**Data entries**
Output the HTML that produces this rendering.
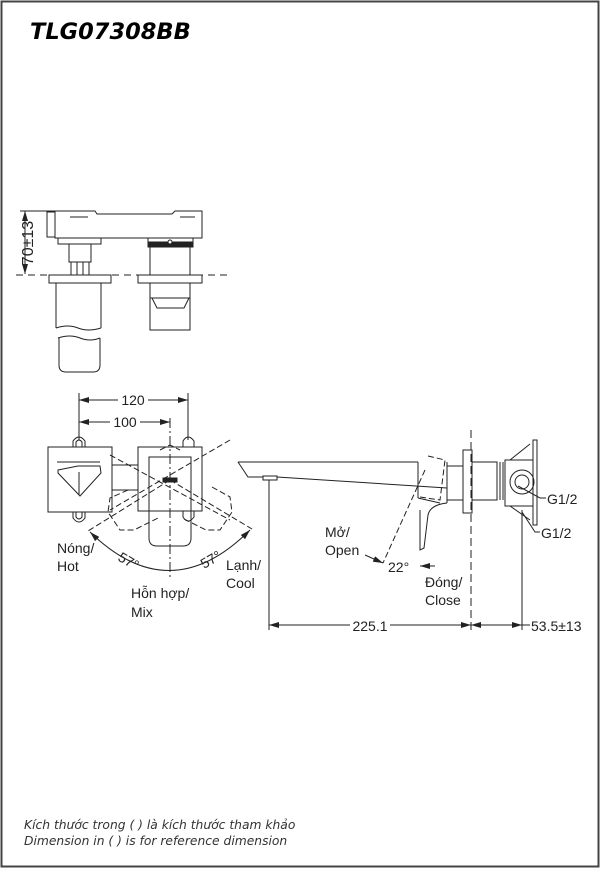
<!DOCTYPE html>
<html><head><meta charset="utf-8"><style>
html,body{margin:0;padding:0;background:#fff}
svg{display:block}
text{font-family:"Liberation Sans",Arial,sans-serif;fill:#222}
</style></head><body>
<svg width="604" height="869" viewBox="0 0 604 869" xmlns="http://www.w3.org/2000/svg">
<defs>
<marker id="ar" viewBox="0 0 10 6" refX="10" refY="3" markerWidth="10" markerHeight="6" orient="auto-start-reverse" markerUnits="userSpaceOnUse"><path d="M0,0 L10,3 L0,6z" fill="#222"/></marker>
</defs>
<rect x="1.5" y="1.5" width="597" height="865" fill="none" stroke="#444" stroke-width="2"/>
<text x="30" y="39" style="font-family:'DejaVu Sans',sans-serif;font-weight:bold;font-style:italic;font-size:22.5px;fill:#000">TLG07308BB</text>

<g fill="none" stroke="#222" stroke-width="1">
<!-- top view -->
<line x1="25" y1="211" x2="25" y2="274" marker-start="url(#ar)" marker-end="url(#ar)"/>
<line x1="20" y1="211" x2="55" y2="211"/>
<line x1="16" y1="275" x2="228" y2="275" stroke-dasharray="7,5"/>
<path d="M55,211 H95 L97,214 H172 L175,211 H202 V238 H55z"/>
<rect x="47" y="212" width="8" height="25"/>
<path d="M70,217 H88 M180,217 H195"/>
<rect x="58" y="238" width="43" height="6"/>
<rect x="69" y="244" width="22" height="18"/>
<path d="M71,262 V275 M77,262 V275 M83,262 V275 M89,262 V275"/>
<rect x="49" y="275" width="62" height="8"/>
<path d="M56,283 V328 M101,283 V328 M56,328 Q68,324 78,328 T101,328 M58,338 Q70,334 80,338 T100,338 M59,338 V365 Q59,372 66,372 H93 Q100,372 100,365 V338"/>
<rect x="148" y="238" width="45" height="9"/>
<rect x="148" y="242" width="45" height="5" fill="#222"/>
<path d="M150,247 V275 M190,247 V275"/>
<rect x="138" y="275" width="64" height="8"/>
<path d="M150,283 V330 H190 V283 M150,298 H190 M152,298 L157,308 H184 L189,298"/>
<circle cx="170" cy="242" r="2" fill="#fff"/>

<!-- front view -->
<line x1="79" y1="393" x2="79" y2="440"/>
<line x1="188" y1="393" x2="188" y2="440"/>
<line x1="79" y1="400" x2="188" y2="400" marker-start="url(#ar)" marker-end="url(#ar)"/>
<line x1="79" y1="422" x2="170" y2="422" marker-start="url(#ar)" marker-end="url(#ar)"/>
<line x1="170" y1="418" x2="170" y2="580" stroke-dasharray="10,3,2,3"/>
<rect x="48" y="447" width="64" height="65"/>
<path d="M73,447 V441 Q79,433 85,441 V447 M76,447 V442 Q79,438 82,442 V447"/>
<path d="M73,512 V518 Q79,526 85,518 V512 M76,512 V517 Q79,521 82,517 V512"/>
<path d="M57,462 H100 M58,470 L78,466 H100 L101,473 L80,496 L58,473z M79,472 V495"/>
<path d="M112,465 H138 M112,490 H138"/>
<rect x="138" y="447" width="64" height="64"/>
<path d="M183,447 V441 Q188,433 194,441 V447 M183,511 V517 Q188,525 194,517 V511"/>
<path d="M149,457 H191 V538 Q191,546 183,546 H157 Q149,546 149,538z"/>
<g stroke-dasharray="6,3">
<path d="M128,490 L110,498 L108,512 L120,530 L134,530 L158,518 M212,487 L230,497 L232,512 L220,530 L206,530 L182,518"/>
<line x1="170" y1="480" x2="88" y2="531"/>
<line x1="170" y1="480" x2="252" y2="529"/>
<line x1="110" y1="455" x2="230" y2="520"/>
<line x1="230" y1="440" x2="110" y2="510"/>
<path d="M160,450 L170,445 L180,450"/>
</g>
<path d="M90,532 Q170,610 250,530" marker-start="url(#ar)" marker-end="url(#ar)"/>
<rect x="163" y="478" width="14" height="4" fill="#222"/>

<!-- side view -->
<line x1="471" y1="430" x2="471" y2="632" stroke-dasharray="8,4"/>
<path d="M238,462 H418 M238,462 L248,477 H263 M277,477 L447,488"/>
<rect x="263" y="476" width="14" height="4"/>
<path d="M418,462 V498 M447,462 V503 M418,498 L440,503"/>
<path d="M447,503 Q430,505 428,515 L424,548 L420,550 V510"/>
<path d="M447,466 H463 M447,500 H463"/>
<rect x="463" y="450" width="9" height="63"/>
<rect x="472" y="462" width="25" height="38"/>
<path d="M497,462 V500 M500,462 V500 M503,462 V500 M505,460 H533 V506 H505z"/>
<path d="M510,460 L530,444 M510,506 L530,520"/>
<rect x="533" y="440" width="4" height="85"/>
<circle cx="522" cy="482" r="12"/>
<circle cx="522" cy="482" r="7"/>
<g stroke-dasharray="6,3">
<path d="M428,456 L445,460 L440,500 L420,497"/>
<line x1="425" y1="470" x2="383" y2="563"/>
</g>
<path d="M518,486 L540,498 H546 M522,512 L535,532 H540"/>
<line x1="365" y1="555" x2="383" y2="563" marker-end="url(#ar)"/>
<line x1="435" y1="566" x2="420" y2="566" marker-end="url(#ar)"/>
<line x1="269" y1="480" x2="269" y2="630"/>
<line x1="522" y1="510" x2="522" y2="630"/>
<line x1="269" y1="625" x2="471" y2="625" marker-start="url(#ar)" marker-end="url(#ar)"/>
<line x1="471" y1="625" x2="522" y2="625" marker-start="url(#ar)" marker-end="url(#ar)"/>
<line x1="522" y1="625" x2="530" y2="625"/>
</g>

<g style="font-size:14px">
<text x="28" y="243" text-anchor="middle" transform="rotate(-90 28 243)" dy="5" style="font-size:16px">70±13</text>
<rect x="118" y="392" width="30" height="14" fill="#fff"/>
<text x="133" y="405" text-anchor="middle">120</text>
<rect x="110" y="414" width="30" height="14" fill="#fff"/>
<text x="125" y="427" text-anchor="middle">100</text>
<text x="57" y="553">Nóng/</text>
<text x="57" y="571">Hot</text>
<text x="117" y="560" transform="rotate(30 117 560)">57°</text>
<text x="204" y="569" transform="rotate(-30 204 569)">57°</text>
<text x="226" y="570">Lạnh/</text>
<text x="226" y="588">Cool</text>
<text x="131" y="598">Hỗn hợp/</text>
<text x="131" y="617">Mix</text>
<text x="325" y="537">Mở/</text>
<text x="325" y="555">Open</text>
<text x="388" y="572">22°</text>
<text x="425" y="587">Đóng/</text>
<text x="425" y="605">Close</text>
<text x="547" y="504">G1/2</text>
<text x="541" y="538">G1/2</text>
<rect x="350" y="618" width="40" height="14" fill="#fff"/>
<text x="370" y="631" text-anchor="middle">225.1</text>
<text x="531" y="631">53.5±13</text>
</g>
<text x="24" y="829" style="font-family:'DejaVu Sans',sans-serif;font-style:italic;font-size:12.3px;fill:#333">Kích thước trong ( ) là kích thước tham khảo</text>
<text x="24" y="845" style="font-family:'DejaVu Sans',sans-serif;font-style:italic;font-size:12.3px;fill:#333">Dimension in ( ) is for reference dimension</text>
</svg>
</body></html>
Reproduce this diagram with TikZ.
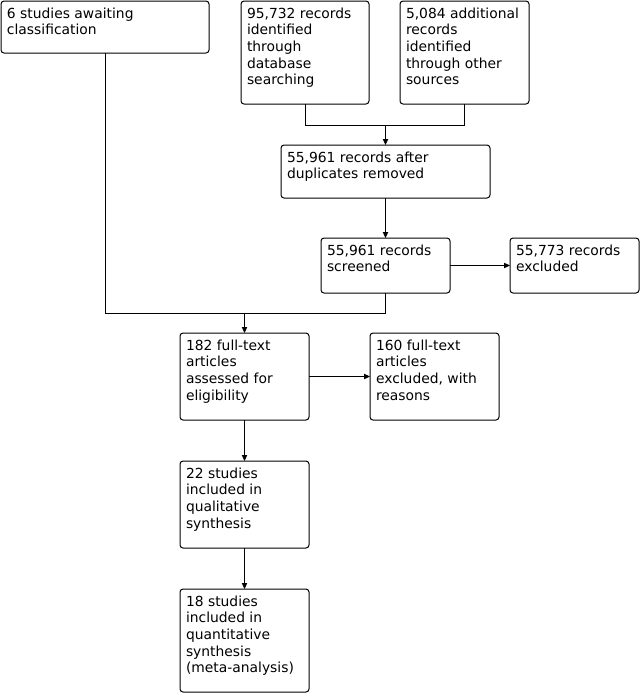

**Task**
All of the material above should be reproduced exactly, except the pictures.

**Task answer**
Output the HTML that produces this rendering.
<!DOCTYPE html>
<html><head><meta charset="utf-8"><style>
html,body{margin:0;padding:0;background:#fff}
svg{display:block}
text{font-family:"Liberation Sans",Arial,sans-serif;fill:#222}
</style></head><body>
<svg width="604" height="869" viewBox="0 0 604 869" xmlns="http://www.w3.org/2000/svg">
<defs>
<marker id="ar" viewBox="0 0 10 6" refX="10" refY="3" markerWidth="10" markerHeight="6" orient="auto-start-reverse" markerUnits="userSpaceOnUse"><path d="M0,0 L10,3 L0,6z" fill="#222"/></marker>
</defs>
<rect x="1.5" y="1.5" width="597" height="865" fill="none" stroke="#444" stroke-width="2"/>
<text x="30" y="39" style="font-family:'DejaVu Sans',sans-serif;font-weight:bold;font-style:italic;font-size:22.5px;fill:#000">TLG07308BB</text>

<g fill="none" stroke="#222" stroke-width="1">
<!-- top view -->
<line x1="25" y1="211" x2="25" y2="274" marker-start="url(#ar)" marker-end="url(#ar)"/>
<line x1="20" y1="211" x2="55" y2="211"/>
<line x1="16" y1="275" x2="228" y2="275" stroke-dasharray="7,5"/>
<path d="M55,211 H95 L97,214 H172 L175,211 H202 V238 H55z"/>
<rect x="47" y="212" width="8" height="25"/>
<path d="M70,217 H88 M180,217 H195"/>
<rect x="58" y="238" width="43" height="6"/>
<rect x="69" y="244" width="22" height="18"/>
<path d="M71,262 V275 M77,262 V275 M83,262 V275 M89,262 V275"/>
<rect x="49" y="275" width="62" height="8"/>
<path d="M56,283 V328 M101,283 V328 M56,328 Q68,324 78,328 T101,328 M58,338 Q70,334 80,338 T100,338 M59,338 V365 Q59,372 66,372 H93 Q100,372 100,365 V338"/>
<rect x="148" y="238" width="45" height="9"/>
<rect x="148" y="242" width="45" height="5" fill="#222"/>
<path d="M150,247 V275 M190,247 V275"/>
<rect x="138" y="275" width="64" height="8"/>
<path d="M150,283 V330 H190 V283 M150,298 H190 M152,298 L157,308 H184 L189,298"/>
<circle cx="170" cy="242" r="2" fill="#fff"/>

<!-- front view -->
<line x1="79" y1="393" x2="79" y2="440"/>
<line x1="188" y1="393" x2="188" y2="440"/>
<line x1="79" y1="400" x2="188" y2="400" marker-start="url(#ar)" marker-end="url(#ar)"/>
<line x1="79" y1="422" x2="170" y2="422" marker-start="url(#ar)" marker-end="url(#ar)"/>
<line x1="170" y1="418" x2="170" y2="580" stroke-dasharray="10,3,2,3"/>
<rect x="48" y="447" width="64" height="65"/>
<path d="M73,447 V441 Q79,433 85,441 V447 M76,447 V442 Q79,438 82,442 V447"/>
<path d="M73,512 V518 Q79,526 85,518 V512 M76,512 V517 Q79,521 82,517 V512"/>
<path d="M57,462 H100 M58,470 L78,466 H100 L101,473 L80,496 L58,473z M79,472 V495"/>
<path d="M112,465 H138 M112,490 H138"/>
<rect x="138" y="447" width="64" height="64"/>
<path d="M183,447 V441 Q188,433 194,441 V447 M183,511 V517 Q188,525 194,517 V511"/>
<path d="M149,457 H191 V538 Q191,546 183,546 H157 Q149,546 149,538z"/>
<g stroke-dasharray="6,3">
<path d="M128,490 L110,498 L108,512 L120,530 L134,530 L158,518 M212,487 L230,497 L232,512 L220,530 L206,530 L182,518"/>
<line x1="170" y1="480" x2="88" y2="531"/>
<line x1="170" y1="480" x2="252" y2="529"/>
<line x1="110" y1="455" x2="230" y2="520"/>
<line x1="230" y1="440" x2="110" y2="510"/>
<path d="M160,450 L170,445 L180,450"/>
</g>
<path d="M90,532 Q170,610 250,530" marker-start="url(#ar)" marker-end="url(#ar)"/>
<rect x="163" y="478" width="14" height="4" fill="#222"/>

<!-- side view -->
<line x1="471" y1="430" x2="471" y2="632" stroke-dasharray="8,4"/>
<path d="M238,462 H418 M238,462 L248,477 H263 M277,477 L447,488"/>
<rect x="263" y="476" width="14" height="4"/>
<path d="M418,462 V498 M447,462 V503 M418,498 L440,503"/>
<path d="M447,503 Q430,505 428,515 L424,548 L420,550 V510"/>
<path d="M447,466 H463 M447,500 H463"/>
<rect x="463" y="450" width="9" height="63"/>
<rect x="472" y="462" width="25" height="38"/>
<path d="M497,462 V500 M500,462 V500 M503,462 V500 M505,460 H533 V506 H505z"/>
<path d="M510,460 L530,444 M510,506 L530,520"/>
<rect x="533" y="440" width="4" height="85"/>
<circle cx="522" cy="482" r="12"/>
<circle cx="522" cy="482" r="7"/>
<g stroke-dasharray="6,3">
<path d="M428,456 L445,460 L440,500 L420,497"/>
<line x1="425" y1="470" x2="383" y2="563"/>
</g>
<path d="M518,486 L540,498 H546 M522,512 L535,532 H540"/>
<line x1="365" y1="555" x2="383" y2="563" marker-end="url(#ar)"/>
<line x1="435" y1="566" x2="420" y2="566" marker-end="url(#ar)"/>
<line x1="269" y1="480" x2="269" y2="630"/>
<line x1="522" y1="510" x2="522" y2="630"/>
<line x1="269" y1="625" x2="471" y2="625" marker-start="url(#ar)" marker-end="url(#ar)"/>
<line x1="471" y1="625" x2="522" y2="625" marker-start="url(#ar)" marker-end="url(#ar)"/>
<line x1="522" y1="625" x2="530" y2="625"/>
</g>

<g style="font-size:14px">
<text x="28" y="243" text-anchor="middle" transform="rotate(-90 28 243)" dy="5" style="font-size:16px">70±13</text>
<rect x="118" y="392" width="30" height="14" fill="#fff"/>
<text x="133" y="405" text-anchor="middle">120</text>
<rect x="110" y="414" width="30" height="14" fill="#fff"/>
<text x="125" y="427" text-anchor="middle">100</text>
<text x="57" y="553">Nóng/</text>
<text x="57" y="571">Hot</text>
<text x="117" y="560" transform="rotate(30 117 560)">57°</text>
<text x="204" y="569" transform="rotate(-30 204 569)">57°</text>
<text x="226" y="570">Lạnh/</text>
<text x="226" y="588">Cool</text>
<text x="131" y="598">Hỗn hợp/</text>
<text x="131" y="617">Mix</text>
<text x="325" y="537">Mở/</text>
<text x="325" y="555">Open</text>
<text x="388" y="572">22°</text>
<text x="425" y="587">Đóng/</text>
<text x="425" y="605">Close</text>
<text x="547" y="504">G1/2</text>
<text x="541" y="538">G1/2</text>
<rect x="350" y="618" width="40" height="14" fill="#fff"/>
<text x="370" y="631" text-anchor="middle">225.1</text>
<text x="531" y="631">53.5±13</text>
</g>
<text x="24" y="829" style="font-family:'DejaVu Sans',sans-serif;font-style:italic;font-size:12.3px;fill:#333">Kích thước trong ( ) là kích thước tham khảo</text>
<text x="24" y="845" style="font-family:'DejaVu Sans',sans-serif;font-style:italic;font-size:12.3px;fill:#333">Dimension in ( ) is for reference dimension</text>
</svg>
</body></html>
Reproduce this diagram with TikZ.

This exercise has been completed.